EXERCISE: Take each line that has the word "this" and return it.

···

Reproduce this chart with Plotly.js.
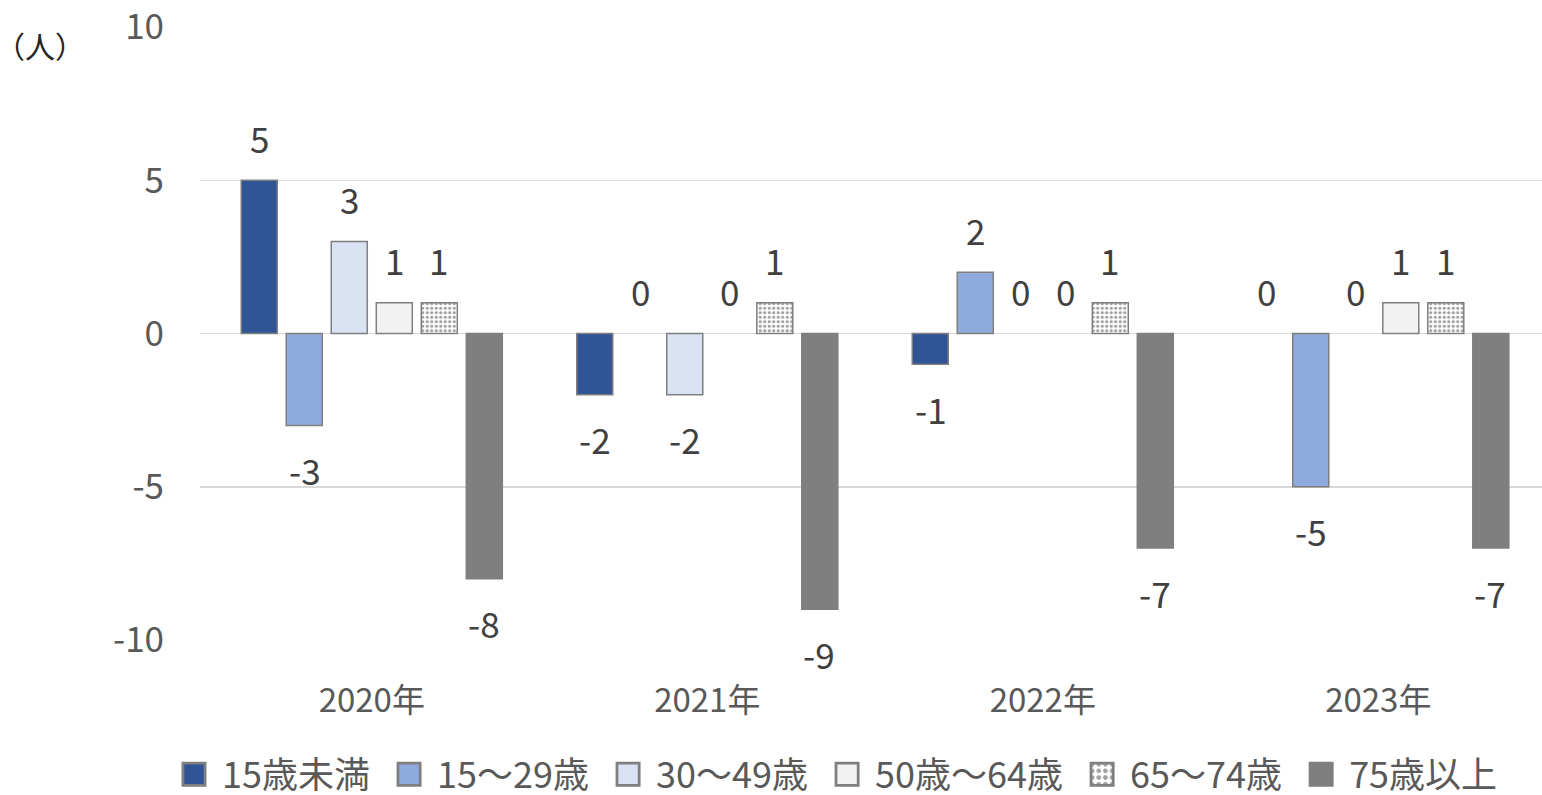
<!DOCTYPE html>
<html><head><meta charset="utf-8">
<script src="https://cdn.plot.ly/plotly-3.0.1.min.js"></script>
<style>html,body{margin:0;padding:0;background:#fff;}#chart{width:1542px;height:795px;}</style>
</head><body><div id="chart"></div>
<script>
const years = ['2020年','2021年','2022年','2023年'];
const seriesNames = ['15歳未満','15～29歳','30～49歳','50歳～64歳','65～74歳','75歳以上'];
const under15 = [5, -2, -1, 0];
const age15to29 = [-3, 0, 2, -5];
const age30to49 = [3, -2, 0, 0];
const age50to64 = [1, 0, 0, 1];
const age65to74 = [1, 1, 1, 1];
const age75plus = [-8, -9, -7, -7];
const yTickVals = [-10, -5, 0, 5, 10];
const yTickText = ['-10', '-5', '0', '5', '10'];

const allValues = [under15, age15to29, age30to49, age50to64, age65to74, age75plus];
const colors = ['#2F5597','#8FAADC','#DAE3F3','#F2F2F2','#FFFFFF','#7F7F7F'];
const font = '"Noto Sans CJK JP", "Noto Sans", sans-serif';
const txt = '#595959';

const traces = allValues.map((vals, i) => {
  const t = {
    type: 'bar', name: seriesNames[i], x: years, y: vals,
    marker: {color: colors[i], line: {color: '#7F7F7F', width: vals.map(v => v === 0 ? 0 : 1.5)}},
    hoverinfo: 'x+y+name'
  };
  if (i === 4) {
    t.marker.pattern = {shape: '.', bgcolor: '#FFFFFF', fgcolor: '#404040', size: 4.5, solidity: 0.4, fillmode: 'overlay'};
  }
  return t;
});

const barStep = 44.8;
const annotations = [];
allValues.forEach((vals, i) => {
  vals.forEach((v, j) => {
    annotations.push({
      x: years[j], y: v, xref: 'x', yref: 'y', text: String(v), showarrow: false,
      xshift: (i - 2.5) * barStep, yshift: v < 0 ? -44 : 43,
      font: {family: font, size: 35, color: '#404040'}
    });
  });
});
annotations.push({x: -0.119, y: 0.971, xref: 'paper', yref: 'paper', xanchor: 'center', yanchor: 'middle',
  text: '（人）', showarrow: false, font: {family: font, size: 30, color: '#262626'}});

const layout = {
  width: 1542, height: 795,
  margin: {l: 200, r: 0, t: 27, b: 155, autoexpand: false},
  paper_bgcolor: '#fff', plot_bgcolor: '#fff',
  barmode: 'group', bargap: 0.195, bargroupgap: 0.2,
  font: {family: font, color: txt},
  xaxis: {type: 'category', range: [-0.512, 3.488], tickfont: {family: font, size: 33, color: txt}, ticks: '', showgrid: false, zeroline: false, showline: false, ticklabelstandoff: 38},
  yaxis: {range: [-10, 10], tickvals: yTickVals, ticktext: yTickText, tickfont: {family: font, size: 35, color: txt}, gridcolor: '#D9D9D9', gridwidth: 1.5,
    zeroline: true, zerolinecolor: '#D9D9D9', zerolinewidth: 1.5, showline: false, ticks: '', ticklabelstandoff: 35, automargin: false, ticklabeloverflow: 'allow'},
  showlegend: true,
  legend: {orientation: 'h', x: 0.5, xref: 'paper', xanchor: 'center', y: 0.026, yref: 'container', yanchor: 'middle',
    font: {family: font, size: 36, color: txt}, itemwidth: 30, tracegroupgap: 0},
  annotations: annotations
};

Plotly.newPlot('chart', traces, layout, {displayModeBar: false, staticPlot: true}).then(gd => {
  // enlarge legend swatches
  document.querySelectorAll('.legendpoints path').forEach(p => {
    const t = p.getAttribute('transform') || '';
    p.setAttribute('transform', t + ' scale(1.85)');
  });
  // nudge legend labels away from swatches
  document.querySelectorAll('.legend .legendtext').forEach(t => {
    t.setAttribute('x', (parseFloat(t.getAttribute('x')) || 0) + 8);
  });
  // respace legend items: gap between a label and the next swatch
  document.querySelectorAll('.legend [clip-path]').forEach(e => e.removeAttribute('clip-path'));
  const items = Array.from(document.querySelectorAll('.legend .traces'));
  const gap = 28, centerX = 840;
  const info = items.map(g => {
    const s = g.querySelector('.legendpoints').getBoundingClientRect();
    const t = g.querySelector('.legendtext').getBoundingClientRect();
    const m = /translate\(\s*([-\d.]+)[ ,]+([-\d.]+)/.exec(g.getAttribute('transform') || 'translate(0,0)');
    return {g, left: s.left, width: t.right - s.left, x0: parseFloat(m[1]), y0: parseFloat(m[2])};
  });
  const total = info.reduce((a, o) => a + o.width, 0) + gap * (info.length - 1);
  let L = centerX - total / 2;
  info.forEach(o => {
    const dx = L - o.left;
    o.g.setAttribute('transform', 'translate(' + (o.x0 + dx) + ',' + o.y0 + ')');
    L += o.width + gap;
  });
});
</script></body></html>
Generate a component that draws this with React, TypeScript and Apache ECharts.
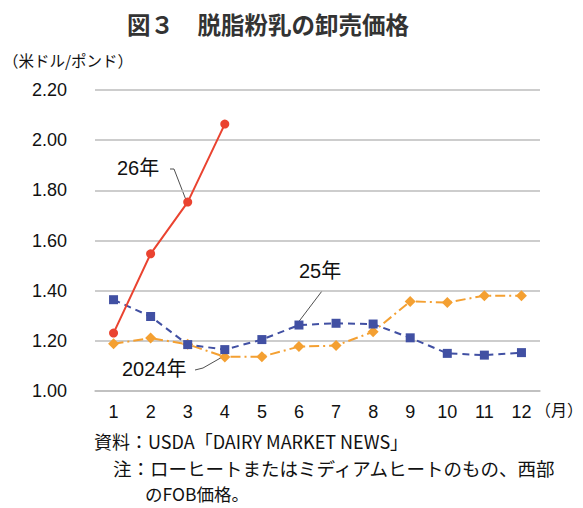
import React, { useEffect, useRef } from "react";
import * as echarts from "echarts";

const months = ["1", "2", "3", "4", "5", "6", "7", "8", "9", "10", "11", "12"];
const y2024 = [1.188, 1.211, 1.186, 1.136, 1.137, 1.177, 1.181, 1.236, 1.357, 1.353, 1.38, 1.38];
const y2025 = [1.364, 1.297, 1.185, 1.165, 1.205, 1.263, 1.27, 1.267, 1.212, 1.15, 1.143, 1.153];
const y2026 = [1.231, 1.547, 1.753, 2.064];
const yTicks = { min: 1.0, max: 2.2, interval: 0.2 };

const JP = "'Noto Sans CJK JP', sans-serif";
const NUM = "'Liberation Sans', 'Noto Sans CJK JP', sans-serif";

export default function App() {
  const ref = useRef<HTMLDivElement>(null);
  useEffect(() => {
    document.body.style.margin = "0";
    const chart = echarts.init(ref.current!, null, { renderer: "svg" });
    chart.setOption({
      animation: false,
      backgroundColor: "#ffffff",
      title: {
        text: "図３　脱脂粉乳の卸売価格",
        left: 122,
        top: 7,
        textStyle: { fontFamily: JP, fontSize: 23.5, fontWeight: "bold", color: "#333333" },
      },
      grid: { left: 95, right: 43, top: 90, bottom: 117, containLabel: false },
      xAxis: {
        type: "category",
        data: months,
        boundaryGap: true,
        axisLine: { show: true, lineStyle: { color: "#bdbdbd", width: 1.5 } },
        axisTick: { show: false },
        axisLabel: { color: "#111", fontFamily: NUM, fontSize: 18, margin: 12 },
      },
      yAxis: {
        type: "value",
        min: yTicks.min,
        max: yTicks.max,
        interval: yTicks.interval,
        axisLine: { show: false },
        axisTick: { show: false },
        axisLabel: {
          color: "#111",
          fontFamily: NUM,
          fontSize: 18,
          margin: 28,
          formatter: (v: number) => v.toFixed(2),
        },
        splitLine: { lineStyle: { color: "#bdbdbd", width: 1.5 } },
      },
      series: [
        {
          name: "2024年",
          type: "line",
          data: y2024,
          symbol: "diamond",
          symbolSize: 11,
          itemStyle: { color: "#f4a032" },
          lineStyle: { color: "#f4a032", width: 2, type: [10, 4, 2, 4] },
          z: 2,
        },
        {
          name: "25年",
          type: "line",
          data: y2025,
          symbol: "rect",
          symbolSize: 9,
          itemStyle: { color: "#4150a3" },
          lineStyle: { color: "#4150a3", width: 2, type: [7, 5] },
          z: 3,
        },
        {
          name: "26年",
          type: "line",
          data: y2026,
          symbol: "circle",
          symbolSize: 9,
          itemStyle: { color: "#ea4330" },
          lineStyle: { color: "#ea4330", width: 2 },
          z: 4,
        },
      ],
      graphic: [
        { type: "text", left: 3, top: 52, style: { text: "（米ドル/ポンド）", fontFamily: JP, fontSize: 15.5, fill: "#111" } },
        { type: "text", left: 535, top: 401, style: { text: "（月）", fontFamily: JP, fontSize: 16, fill: "#111" } },
        { type: "text", left: 117, top: 158, style: { text: "26年", fontFamily: NUM, fontSize: 20, fill: "#111" } },
        { type: "polyline", shape: { points: [[170, 169], [174, 169], [186, 200]] }, style: { stroke: "#222", lineWidth: 0.8, fill: null } },
        { type: "text", left: 299, top: 261, style: { text: "25年", fontFamily: NUM, fontSize: 20, fill: "#111" } },
        { type: "line", shape: { x1: 322, y1: 291, x2: 297, y2: 324 }, style: { stroke: "#222", lineWidth: 0.8 } },
        { type: "text", left: 122, top: 359, style: { text: "2024年", fontFamily: NUM, fontSize: 20, fill: "#111" } },
        { type: "polyline", shape: { points: [[195, 370], [203, 368], [224, 356]] }, style: { stroke: "#222", lineWidth: 0.8, fill: null } },
        { type: "text", left: 94, top: 432, style: { text: "資料：USDA「DAIRY MARKET NEWS」", fontFamily: JP, fontSize: 18, fill: "#111" } },
        { type: "text", left: 113, top: 459, style: { text: "注：ローヒートまたはミディアムヒートのもの、西部", fontFamily: JP, fontSize: 18.5, fill: "#111" } },
        { type: "text", left: 145, top: 485, style: { text: "のFOB価格。", fontFamily: JP, fontSize: 17.5, fill: "#111" } },
      ],
    });
    return () => chart.dispose();
  }, []);
  return <div ref={ref} style={{ width: 583, height: 508 }} />;
}
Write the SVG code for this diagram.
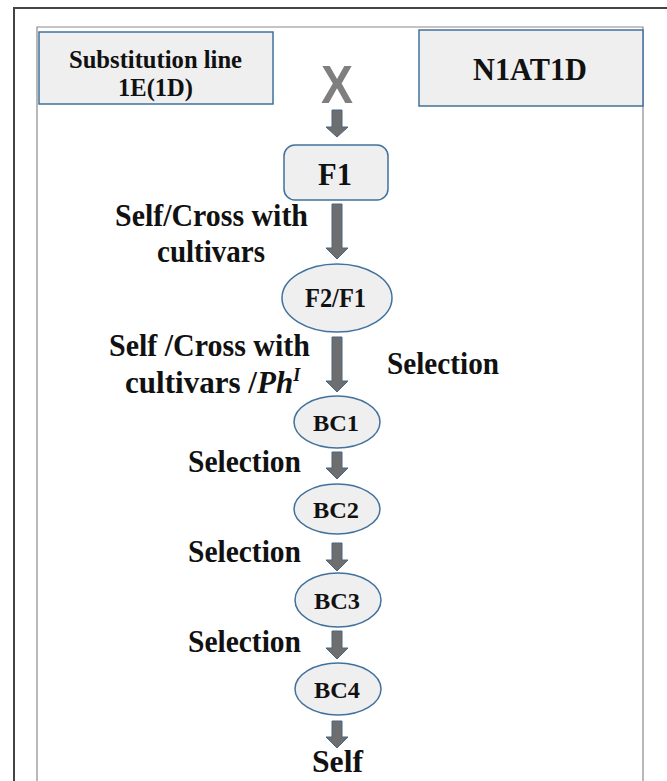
<svg xmlns="http://www.w3.org/2000/svg" width="667" height="781" viewBox="0 0 667 781">
<style>
.lbl{font-family:"Liberation Serif","Times New Roman",serif;font-weight:bold;fill:#111}
.box{fill:#efefef;stroke:#41719c;stroke-width:1.5}
.arr{fill:#6e6e6e;stroke:#4a6482;stroke-width:1}
</style>
<rect width="667" height="781" fill="#fff"/>
<g id="frame">
<path d="M14,781 V8 H667" fill="none" stroke="#444" stroke-width="2"/>
<path d="M37,781 V27 H643 V781" fill="none" stroke="#8a8a8a" stroke-width="1.2"/>
</g>
<g id="substitution">
<rect class="box" x="39" y="32" width="234" height="72"/>
<text class="lbl" x="69" y="68" font-size="25" textLength="173" lengthAdjust="spacingAndGlyphs">Substitution line</text>
<text class="lbl" x="118" y="96" font-size="25" textLength="75" lengthAdjust="spacingAndGlyphs">1E(1D)</text>
</g>
<g id="n1at1d">
<rect class="box" x="419" y="30" width="224" height="76"/>
<text class="lbl" x="473" y="80" font-size="32" textLength="114" lengthAdjust="spacingAndGlyphs">N1AT1D</text>
</g>
<g id="cross">
<text x="321" y="103" font-family="Liberation Sans, Arial, sans-serif" font-weight="bold" font-size="53" fill="#7f7f7f" textLength="32" lengthAdjust="spacingAndGlyphs">X</text>
</g>
<g id="connectors">
<path class="arr" d="M332,110 H342 V127 H348 L337,137 L326,127 H332 Z"/>
<path class="arr" d="M332,204 H342 V248 H348 L337,259 L326,248 H332 Z"/>
<path class="arr" d="M332,337 H342 V381 H348 L337,392 L326,381 H332 Z"/>
<path class="arr" d="M332,452 H342 V468 H348 L337,479 L326,468 H332 Z"/>
<path class="arr" d="M332,543 H342 V560 H348 L337,571 L326,560 H332 Z"/>
<path class="arr" d="M332,631 H342 V648 H348 L337,659 L326,648 H332 Z"/>
<path class="arr" d="M332,721 H342 V737 H348 L337,748 L326,737 H332 Z"/>
</g>
<g id="f1">
<rect class="box" x="284" y="145" width="104" height="55" rx="11"/>
<text class="lbl" x="318" y="185" font-size="31" textLength="34" lengthAdjust="spacingAndGlyphs">F1</text>
</g>
<g id="f2f1">
<ellipse class="box" cx="337" cy="298" rx="55" ry="34"/>
<text class="lbl" x="305" y="307" font-size="27" textLength="61" lengthAdjust="spacingAndGlyphs">F2/F1</text>
</g>
<g id="bc1">
<ellipse class="box" cx="337" cy="422" rx="43" ry="26"/>
<text class="lbl" x="313" y="431" font-size="24" textLength="46" lengthAdjust="spacingAndGlyphs">BC1</text>
</g>
<g id="bc2">
<ellipse class="box" cx="337" cy="509" rx="43" ry="25"/>
<text class="lbl" x="313" y="518" font-size="24" textLength="46" lengthAdjust="spacingAndGlyphs">BC2</text>
</g>
<g id="bc3">
<ellipse class="box" cx="338" cy="600" rx="43" ry="27"/>
<text class="lbl" x="314" y="609" font-size="24" textLength="46" lengthAdjust="spacingAndGlyphs">BC3</text>
</g>
<g id="bc4">
<ellipse class="box" cx="338" cy="689" rx="43" ry="26"/>
<text class="lbl" x="314" y="698" font-size="24" textLength="46" lengthAdjust="spacingAndGlyphs">BC4</text>
</g>
<g id="self">
<text class="lbl" x="312" y="772" font-size="32" textLength="51" lengthAdjust="spacingAndGlyphs">Self</text>
</g>
<g id="labels">
<text class="lbl" x="115" y="226" font-size="31" textLength="193" lengthAdjust="spacingAndGlyphs">Self/Cross with</text>
<text class="lbl" x="157" y="262" font-size="31" textLength="108" lengthAdjust="spacingAndGlyphs">cultivars</text>
<text class="lbl" x="109" y="356" font-size="31" textLength="201" lengthAdjust="spacingAndGlyphs">Self /Cross with</text>
<text class="lbl" x="125" y="393" font-size="31"><tspan textLength="132" lengthAdjust="spacingAndGlyphs">cultivars /</tspan><tspan font-style="italic">Ph</tspan><tspan font-style="italic" font-size="18" dy="-12">I</tspan></text>
<text class="lbl" x="387" y="374" font-size="32" textLength="112" lengthAdjust="spacingAndGlyphs">Selection</text>
<text class="lbl" x="188" y="472" font-size="32" textLength="113" lengthAdjust="spacingAndGlyphs">Selection</text>
<text class="lbl" x="188" y="562" font-size="32" textLength="113" lengthAdjust="spacingAndGlyphs">Selection</text>
<text class="lbl" x="188" y="652" font-size="32" textLength="113" lengthAdjust="spacingAndGlyphs">Selection</text>
</g>
</svg>
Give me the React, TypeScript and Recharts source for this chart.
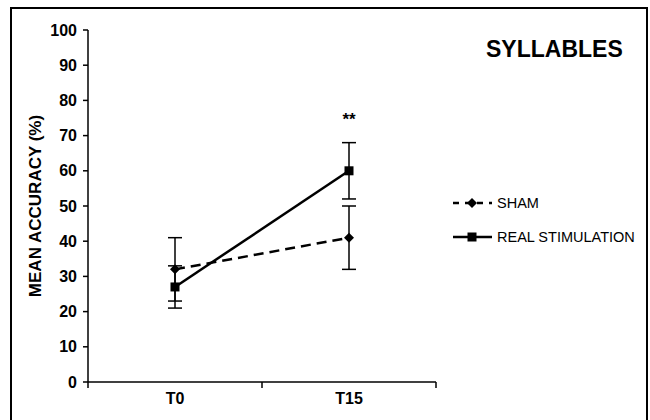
import { LineChart, Line, XAxis, YAxis, ErrorBar, ReferenceDot, Label } from "recharts"

const categories = ["T0", "T15"]
const shamMean = [32, 41]
const shamErr = [9, 9]
const realMean = [27, 60]
const realErr = [6, 8]
const yTicks = [0, 10, 20, 30, 40, 50, 60, 70, 80, 90, 100]
const sigMark = { category: "T15", value: 75, text: "**" }

const FONT = "'Liberation Sans', Arial, sans-serif"

const data = categories.map((c, i) => ({
  pos: i + 0.5,
  name: c,
  sham: shamMean[i],
  shamErr: shamErr[i],
  real: realMean[i],
  realErr: realErr[i],
}))

const xTicks = [0, 0.5, 1, 1.5, 2]

const Diamond = ({ cx, cy }: any) => (
  <path d={`M${cx},${cy - 5} L${cx + 5},${cy} L${cx},${cy + 5} L${cx - 5},${cy} Z`} fill="#000" />
)
const Square = ({ cx, cy }: any) => (
  <rect x={cx - 4.5} y={cy - 4.5} width={9} height={9} fill="#000" />
)

const XTick = ({ x, y, payload }: any) => {
  const v = payload.value
  if (Number.isInteger(v)) {
    return <line x1={x} x2={x} y1={y} y2={y + 6} stroke="#000" strokeWidth={1.5} />
  }
  const label = categories[Math.floor(v)]
  return (
    <text x={x} y={y + 22} textAnchor="middle" fontFamily={FONT} fontWeight="bold" fontSize={16} fill="#000">
      {label}
    </text>
  )
}

const YTick = ({ x, y, payload }: any) => (
  <text x={x} y={y} dy={5.5} textAnchor="end" fontFamily={FONT} fontWeight="bold" fontSize={16} fill="#000">
    {payload.value}
  </text>
)

const legendItems = [
  { name: "SHAM", dash: "6 6", marker: "diamond" },
  { name: "REAL STIMULATION", dash: undefined, marker: "square" },
]

const ChartLegend = () => (
  <svg width={200} height={60} style={{ position: "absolute", left: 451, top: 193 }}>
    {legendItems.map((it, i) => {
      const cy = 10 + i * 34
      return (
        <g key={it.name}>
          <line x1={2} x2={41} y1={cy} y2={cy} stroke="#000" strokeWidth={2.5} strokeDasharray={it.dash} />
          {it.marker === "diamond" ? <Diamond cx={21} cy={cy} /> : <Square cx={21} cy={cy} />}
          <text x={46} y={cy + 5} fontFamily={FONT} fontSize={14.5} fill="#000">
            {it.name}
          </text>
        </g>
      )
    })}
  </svg>
)

export default function App() {
  return (
    <div style={{ position: "absolute", left: 0, top: 0, width: 650, height: 420, background: "#fff", overflow: "hidden" }}>
      <div style={{ position: "absolute", left: 10, top: 7, width: 634, height: 430, border: "2px solid #000" }} />
      <div
        style={{
          position: "absolute",
          left: 486,
          top: 36,
          fontFamily: FONT,
          fontWeight: "bold",
          fontSize: 23,
          lineHeight: "26px",
          color: "#000",
        }}
      >
        SYLLABLES
      </div>
      <LineChart
        width={650}
        height={420}
        data={data}
        margin={{ top: 30, right: 214, bottom: 0, left: 0 }}
        style={{ position: "absolute", left: 0, top: 0 }}
      >
        <XAxis
          type="number"
          dataKey="pos"
          domain={[0, 2]}
          ticks={xTicks}
          interval={0}
          height={38}
          tickSize={0}
          tickMargin={0}
          tick={<XTick />}
          axisLine={{ stroke: "#000", strokeWidth: 1.5 }}
          tickLine={false}
        />
        <YAxis
          domain={[0, 100]}
          ticks={yTicks}
          interval={0}
          width={88}
          tickSize={5}
          tickMargin={6}
          tick={<YTick />}
          axisLine={{ stroke: "#000", strokeWidth: 1.5 }}
          tickLine={{ stroke: "#000", strokeWidth: 1.5 }}
        >
          <Label
            content={({ viewBox }: any) => (
              <text
                x={41}
                y={viewBox.y + viewBox.height / 2}
                transform={`rotate(-90 41 ${viewBox.y + viewBox.height / 2})`}
                textAnchor="middle"
                fontFamily={FONT}
                fontWeight="bold"
                fontSize={17}
                fill="#000"
              >
                MEAN ACCURACY (%)
              </text>
            )}
          />
        </YAxis>
        <Line
          dataKey="sham"
          stroke="#000"
          strokeWidth={2.5}
          strokeDasharray="10 6"
          dot={(p: any) => <Diamond key={`d${p.index}`} cx={p.cx} cy={p.cy} />}
          activeDot={false}
          isAnimationActive={false}
        >
          <ErrorBar dataKey="shamErr" width={7} stroke="#000" strokeWidth={1.5} isAnimationActive={false} />
        </Line>
        <Line
          dataKey="real"
          stroke="#000"
          strokeWidth={2.5}
          dot={(p: any) => <Square key={`s${p.index}`} cx={p.cx} cy={p.cy} />}
          activeDot={false}
          isAnimationActive={false}
        >
          <ErrorBar dataKey="realErr" width={7} stroke="#000" strokeWidth={1.5} isAnimationActive={false} />
        </Line>
        <ReferenceDot
          x={data[categories.indexOf(sigMark.category)].pos}
          y={sigMark.value}
          r={0}
          fill="none"
          stroke="none"
          label={({ viewBox }: any) => (
            <text
              x={viewBox.x + viewBox.width / 2}
              y={viewBox.y + viewBox.height / 2 + 7}
              textAnchor="middle"
              fontFamily={FONT}
              fontWeight="bold"
              fontSize={17}
              fill="#000"
            >
              {sigMark.text}
            </text>
          )}
        />
      </LineChart>
      <ChartLegend />
    </div>
  )
}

···

WRITTEN REPLY:
Reproduce this chart with Plotly.js.
Generate a component that draws this with React, TypeScript and Apache ECharts.
Write the SVG code for this diagram.
Give me the React, TypeScript and Recharts source for this chart.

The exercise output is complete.